═══ Supplied data
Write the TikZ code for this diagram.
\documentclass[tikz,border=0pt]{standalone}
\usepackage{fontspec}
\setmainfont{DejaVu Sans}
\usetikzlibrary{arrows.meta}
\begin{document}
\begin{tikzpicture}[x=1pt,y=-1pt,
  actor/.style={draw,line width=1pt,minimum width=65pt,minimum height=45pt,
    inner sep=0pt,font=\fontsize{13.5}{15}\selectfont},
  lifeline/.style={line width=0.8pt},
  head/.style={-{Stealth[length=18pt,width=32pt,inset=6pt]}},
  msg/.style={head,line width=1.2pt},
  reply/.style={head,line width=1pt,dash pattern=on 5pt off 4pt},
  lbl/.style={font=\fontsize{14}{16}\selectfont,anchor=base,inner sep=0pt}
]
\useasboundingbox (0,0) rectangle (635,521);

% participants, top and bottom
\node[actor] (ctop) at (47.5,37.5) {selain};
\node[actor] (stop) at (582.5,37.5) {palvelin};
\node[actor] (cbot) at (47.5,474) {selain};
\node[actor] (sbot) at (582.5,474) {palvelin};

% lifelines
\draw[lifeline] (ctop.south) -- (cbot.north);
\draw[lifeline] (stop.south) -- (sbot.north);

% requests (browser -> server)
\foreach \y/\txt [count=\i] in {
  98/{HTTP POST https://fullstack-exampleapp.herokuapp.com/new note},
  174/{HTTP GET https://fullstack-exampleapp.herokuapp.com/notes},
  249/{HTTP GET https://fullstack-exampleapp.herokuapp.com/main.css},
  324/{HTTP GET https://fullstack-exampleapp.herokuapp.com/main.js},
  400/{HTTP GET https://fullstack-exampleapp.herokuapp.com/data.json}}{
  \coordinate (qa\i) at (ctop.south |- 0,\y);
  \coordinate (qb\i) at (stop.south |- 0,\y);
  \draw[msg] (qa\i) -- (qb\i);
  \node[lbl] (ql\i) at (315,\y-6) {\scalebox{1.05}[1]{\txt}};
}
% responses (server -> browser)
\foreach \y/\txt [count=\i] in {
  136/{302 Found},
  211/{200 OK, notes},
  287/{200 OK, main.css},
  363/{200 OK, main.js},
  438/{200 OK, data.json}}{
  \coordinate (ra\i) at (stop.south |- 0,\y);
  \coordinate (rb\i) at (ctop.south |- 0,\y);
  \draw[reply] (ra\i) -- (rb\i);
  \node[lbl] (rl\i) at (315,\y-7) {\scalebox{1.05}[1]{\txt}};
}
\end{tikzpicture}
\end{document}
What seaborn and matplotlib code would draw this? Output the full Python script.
══════
═══ Supplied data
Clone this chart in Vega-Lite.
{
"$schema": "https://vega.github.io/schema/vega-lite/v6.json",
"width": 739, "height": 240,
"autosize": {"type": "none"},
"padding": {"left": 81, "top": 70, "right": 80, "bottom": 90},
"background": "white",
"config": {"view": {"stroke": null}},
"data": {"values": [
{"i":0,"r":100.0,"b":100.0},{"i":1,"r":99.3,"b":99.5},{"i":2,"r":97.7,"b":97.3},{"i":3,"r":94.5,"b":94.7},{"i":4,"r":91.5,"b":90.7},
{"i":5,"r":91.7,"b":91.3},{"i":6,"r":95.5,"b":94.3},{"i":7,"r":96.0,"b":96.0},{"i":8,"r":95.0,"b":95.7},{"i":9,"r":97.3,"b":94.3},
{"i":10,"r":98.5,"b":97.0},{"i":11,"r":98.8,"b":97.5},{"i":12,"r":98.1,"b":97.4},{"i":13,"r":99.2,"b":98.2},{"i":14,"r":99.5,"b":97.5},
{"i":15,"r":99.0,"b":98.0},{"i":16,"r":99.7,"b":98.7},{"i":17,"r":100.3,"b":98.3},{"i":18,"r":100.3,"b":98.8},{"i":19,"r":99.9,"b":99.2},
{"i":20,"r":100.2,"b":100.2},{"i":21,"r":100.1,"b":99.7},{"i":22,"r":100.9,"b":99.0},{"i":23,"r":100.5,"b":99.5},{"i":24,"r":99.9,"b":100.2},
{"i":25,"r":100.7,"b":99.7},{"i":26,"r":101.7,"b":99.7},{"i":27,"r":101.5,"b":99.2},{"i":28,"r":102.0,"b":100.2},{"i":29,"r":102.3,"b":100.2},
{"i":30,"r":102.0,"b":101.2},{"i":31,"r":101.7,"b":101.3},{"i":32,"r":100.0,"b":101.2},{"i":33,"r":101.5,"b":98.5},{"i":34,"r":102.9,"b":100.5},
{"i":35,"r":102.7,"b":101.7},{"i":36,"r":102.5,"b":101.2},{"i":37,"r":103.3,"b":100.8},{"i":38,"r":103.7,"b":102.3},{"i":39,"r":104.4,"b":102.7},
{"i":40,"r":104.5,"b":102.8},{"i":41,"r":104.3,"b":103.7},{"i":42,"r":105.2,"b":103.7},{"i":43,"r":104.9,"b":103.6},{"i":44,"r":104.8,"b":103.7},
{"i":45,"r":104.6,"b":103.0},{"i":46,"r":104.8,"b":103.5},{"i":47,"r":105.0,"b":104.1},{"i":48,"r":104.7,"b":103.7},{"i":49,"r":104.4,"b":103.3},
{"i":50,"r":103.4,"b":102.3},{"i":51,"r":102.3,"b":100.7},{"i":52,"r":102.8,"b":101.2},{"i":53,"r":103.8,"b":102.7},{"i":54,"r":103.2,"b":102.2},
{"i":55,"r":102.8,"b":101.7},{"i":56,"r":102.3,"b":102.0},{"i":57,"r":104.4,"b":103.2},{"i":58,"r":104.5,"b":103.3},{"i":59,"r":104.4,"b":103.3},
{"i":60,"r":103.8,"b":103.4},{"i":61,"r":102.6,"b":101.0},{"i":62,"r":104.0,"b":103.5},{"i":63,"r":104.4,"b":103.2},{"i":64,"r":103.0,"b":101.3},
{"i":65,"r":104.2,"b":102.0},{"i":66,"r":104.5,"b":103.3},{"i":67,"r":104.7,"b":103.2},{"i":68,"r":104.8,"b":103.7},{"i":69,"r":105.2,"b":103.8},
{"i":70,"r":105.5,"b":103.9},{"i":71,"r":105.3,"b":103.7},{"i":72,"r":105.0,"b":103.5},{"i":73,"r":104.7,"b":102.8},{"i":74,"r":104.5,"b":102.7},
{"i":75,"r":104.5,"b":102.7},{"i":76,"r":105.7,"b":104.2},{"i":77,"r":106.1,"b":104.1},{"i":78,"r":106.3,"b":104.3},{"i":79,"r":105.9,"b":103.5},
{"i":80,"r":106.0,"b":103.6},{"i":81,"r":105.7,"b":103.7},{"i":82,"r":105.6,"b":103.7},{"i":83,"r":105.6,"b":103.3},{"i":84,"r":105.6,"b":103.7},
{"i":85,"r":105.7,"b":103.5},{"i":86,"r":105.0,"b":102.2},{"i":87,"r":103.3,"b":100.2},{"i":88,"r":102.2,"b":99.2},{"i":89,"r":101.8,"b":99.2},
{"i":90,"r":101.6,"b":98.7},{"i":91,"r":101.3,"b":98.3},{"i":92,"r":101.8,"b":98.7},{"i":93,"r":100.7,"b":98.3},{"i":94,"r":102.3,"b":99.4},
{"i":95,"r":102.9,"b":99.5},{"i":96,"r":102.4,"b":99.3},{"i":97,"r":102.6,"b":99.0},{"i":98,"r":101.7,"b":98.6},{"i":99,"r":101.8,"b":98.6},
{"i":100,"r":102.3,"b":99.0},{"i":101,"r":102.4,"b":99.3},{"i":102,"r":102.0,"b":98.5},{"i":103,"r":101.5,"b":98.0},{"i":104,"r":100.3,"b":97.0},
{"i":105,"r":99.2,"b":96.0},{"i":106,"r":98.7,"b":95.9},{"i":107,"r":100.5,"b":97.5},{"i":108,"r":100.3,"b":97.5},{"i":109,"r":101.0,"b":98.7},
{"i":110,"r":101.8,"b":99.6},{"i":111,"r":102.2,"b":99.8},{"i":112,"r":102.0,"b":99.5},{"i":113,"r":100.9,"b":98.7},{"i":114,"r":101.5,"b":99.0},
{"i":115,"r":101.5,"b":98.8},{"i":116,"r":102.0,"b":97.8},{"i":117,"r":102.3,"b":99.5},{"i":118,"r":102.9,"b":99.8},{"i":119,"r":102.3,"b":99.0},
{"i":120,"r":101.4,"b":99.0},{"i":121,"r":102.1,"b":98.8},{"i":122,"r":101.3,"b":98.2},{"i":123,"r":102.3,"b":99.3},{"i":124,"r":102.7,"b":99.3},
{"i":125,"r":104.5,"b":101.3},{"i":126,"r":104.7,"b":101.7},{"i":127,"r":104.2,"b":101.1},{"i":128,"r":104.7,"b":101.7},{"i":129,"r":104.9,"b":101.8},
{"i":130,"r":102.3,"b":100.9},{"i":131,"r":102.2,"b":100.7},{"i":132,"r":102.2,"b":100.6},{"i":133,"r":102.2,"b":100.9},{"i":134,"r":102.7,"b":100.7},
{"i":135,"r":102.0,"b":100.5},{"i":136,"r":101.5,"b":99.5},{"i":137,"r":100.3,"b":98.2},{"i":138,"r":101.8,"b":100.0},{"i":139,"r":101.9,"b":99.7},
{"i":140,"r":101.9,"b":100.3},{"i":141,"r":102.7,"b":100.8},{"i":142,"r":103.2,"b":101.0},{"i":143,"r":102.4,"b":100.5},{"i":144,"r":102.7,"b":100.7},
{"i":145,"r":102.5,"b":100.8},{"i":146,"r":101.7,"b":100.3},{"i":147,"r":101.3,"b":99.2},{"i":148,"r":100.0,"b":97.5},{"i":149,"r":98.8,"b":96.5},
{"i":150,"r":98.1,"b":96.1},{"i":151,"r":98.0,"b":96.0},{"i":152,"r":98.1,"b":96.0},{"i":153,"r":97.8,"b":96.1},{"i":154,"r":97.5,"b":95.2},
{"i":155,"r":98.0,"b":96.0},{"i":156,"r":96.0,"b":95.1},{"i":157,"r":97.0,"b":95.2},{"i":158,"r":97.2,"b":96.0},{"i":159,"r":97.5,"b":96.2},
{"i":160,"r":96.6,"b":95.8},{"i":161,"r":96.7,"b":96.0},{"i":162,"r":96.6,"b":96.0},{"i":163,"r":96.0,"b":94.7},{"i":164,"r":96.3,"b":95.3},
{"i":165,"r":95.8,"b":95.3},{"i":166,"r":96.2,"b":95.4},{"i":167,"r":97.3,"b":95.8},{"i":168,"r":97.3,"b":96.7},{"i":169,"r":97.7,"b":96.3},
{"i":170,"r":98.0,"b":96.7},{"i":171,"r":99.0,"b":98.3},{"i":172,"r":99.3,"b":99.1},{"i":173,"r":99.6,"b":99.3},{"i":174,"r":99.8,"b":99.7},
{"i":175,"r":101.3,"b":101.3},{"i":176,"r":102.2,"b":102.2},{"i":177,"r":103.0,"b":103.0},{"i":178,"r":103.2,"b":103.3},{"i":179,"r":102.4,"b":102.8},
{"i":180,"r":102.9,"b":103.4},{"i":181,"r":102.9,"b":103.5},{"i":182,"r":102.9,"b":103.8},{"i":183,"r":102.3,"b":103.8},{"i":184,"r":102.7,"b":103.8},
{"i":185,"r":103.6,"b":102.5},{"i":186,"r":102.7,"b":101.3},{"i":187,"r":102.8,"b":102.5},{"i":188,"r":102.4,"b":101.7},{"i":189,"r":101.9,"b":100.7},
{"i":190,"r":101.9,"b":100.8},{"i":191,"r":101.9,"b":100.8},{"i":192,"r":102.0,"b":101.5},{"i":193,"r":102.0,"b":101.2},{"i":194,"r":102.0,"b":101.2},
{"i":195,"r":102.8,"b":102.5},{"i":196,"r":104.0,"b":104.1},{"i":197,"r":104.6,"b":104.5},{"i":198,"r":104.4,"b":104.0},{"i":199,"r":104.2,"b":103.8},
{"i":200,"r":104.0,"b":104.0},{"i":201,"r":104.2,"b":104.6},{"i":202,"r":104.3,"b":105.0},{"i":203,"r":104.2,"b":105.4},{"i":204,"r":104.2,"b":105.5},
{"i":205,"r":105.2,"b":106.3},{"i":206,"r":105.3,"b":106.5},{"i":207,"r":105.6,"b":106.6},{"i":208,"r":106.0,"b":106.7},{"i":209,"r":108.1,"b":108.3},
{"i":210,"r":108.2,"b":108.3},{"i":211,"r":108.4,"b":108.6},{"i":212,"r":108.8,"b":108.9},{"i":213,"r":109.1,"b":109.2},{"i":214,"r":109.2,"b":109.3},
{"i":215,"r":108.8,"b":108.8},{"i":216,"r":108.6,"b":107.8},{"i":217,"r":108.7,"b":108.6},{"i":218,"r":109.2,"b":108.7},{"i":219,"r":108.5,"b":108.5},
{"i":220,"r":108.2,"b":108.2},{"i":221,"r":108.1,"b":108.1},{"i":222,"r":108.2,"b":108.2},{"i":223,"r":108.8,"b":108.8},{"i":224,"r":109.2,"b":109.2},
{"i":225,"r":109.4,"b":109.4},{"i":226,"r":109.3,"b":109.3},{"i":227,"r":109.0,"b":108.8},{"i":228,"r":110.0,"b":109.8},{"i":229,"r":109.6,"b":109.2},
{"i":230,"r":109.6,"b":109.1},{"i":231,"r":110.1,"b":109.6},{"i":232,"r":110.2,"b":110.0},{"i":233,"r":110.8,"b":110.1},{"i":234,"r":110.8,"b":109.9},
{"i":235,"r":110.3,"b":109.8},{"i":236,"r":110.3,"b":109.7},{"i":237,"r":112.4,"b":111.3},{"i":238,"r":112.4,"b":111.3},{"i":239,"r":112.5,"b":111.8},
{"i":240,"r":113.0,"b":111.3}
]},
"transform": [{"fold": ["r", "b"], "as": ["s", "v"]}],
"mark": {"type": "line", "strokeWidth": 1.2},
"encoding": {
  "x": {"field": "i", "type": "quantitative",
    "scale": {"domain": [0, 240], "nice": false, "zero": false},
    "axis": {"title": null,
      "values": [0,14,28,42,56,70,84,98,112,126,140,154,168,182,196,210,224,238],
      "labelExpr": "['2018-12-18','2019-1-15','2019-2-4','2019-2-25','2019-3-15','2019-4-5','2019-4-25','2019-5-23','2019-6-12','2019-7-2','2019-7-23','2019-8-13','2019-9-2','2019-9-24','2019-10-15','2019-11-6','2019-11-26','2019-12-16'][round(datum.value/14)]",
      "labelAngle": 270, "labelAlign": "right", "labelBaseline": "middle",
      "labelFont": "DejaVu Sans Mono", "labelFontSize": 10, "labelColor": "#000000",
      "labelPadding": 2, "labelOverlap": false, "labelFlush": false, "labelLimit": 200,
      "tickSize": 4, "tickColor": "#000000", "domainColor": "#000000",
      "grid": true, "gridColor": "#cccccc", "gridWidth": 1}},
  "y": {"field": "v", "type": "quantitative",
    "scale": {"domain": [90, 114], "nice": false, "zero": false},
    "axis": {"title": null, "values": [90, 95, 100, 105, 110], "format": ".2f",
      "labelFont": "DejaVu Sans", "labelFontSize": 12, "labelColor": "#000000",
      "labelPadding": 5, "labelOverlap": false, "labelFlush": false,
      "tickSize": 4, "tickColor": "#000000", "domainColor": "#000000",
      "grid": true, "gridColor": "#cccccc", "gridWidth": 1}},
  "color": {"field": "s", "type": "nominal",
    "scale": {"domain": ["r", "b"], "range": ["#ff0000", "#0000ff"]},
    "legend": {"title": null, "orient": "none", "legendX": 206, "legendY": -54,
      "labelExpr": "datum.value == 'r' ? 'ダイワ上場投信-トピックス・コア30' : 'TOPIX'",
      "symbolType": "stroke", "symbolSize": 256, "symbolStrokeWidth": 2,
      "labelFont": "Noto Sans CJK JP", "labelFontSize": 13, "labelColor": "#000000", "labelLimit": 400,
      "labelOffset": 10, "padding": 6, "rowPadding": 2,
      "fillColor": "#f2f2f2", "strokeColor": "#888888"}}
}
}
══════
◆ **Description of the task**:
Go through the entries above and count the lines containing the word "this"; give only that count.

◆ **Complete response**:
3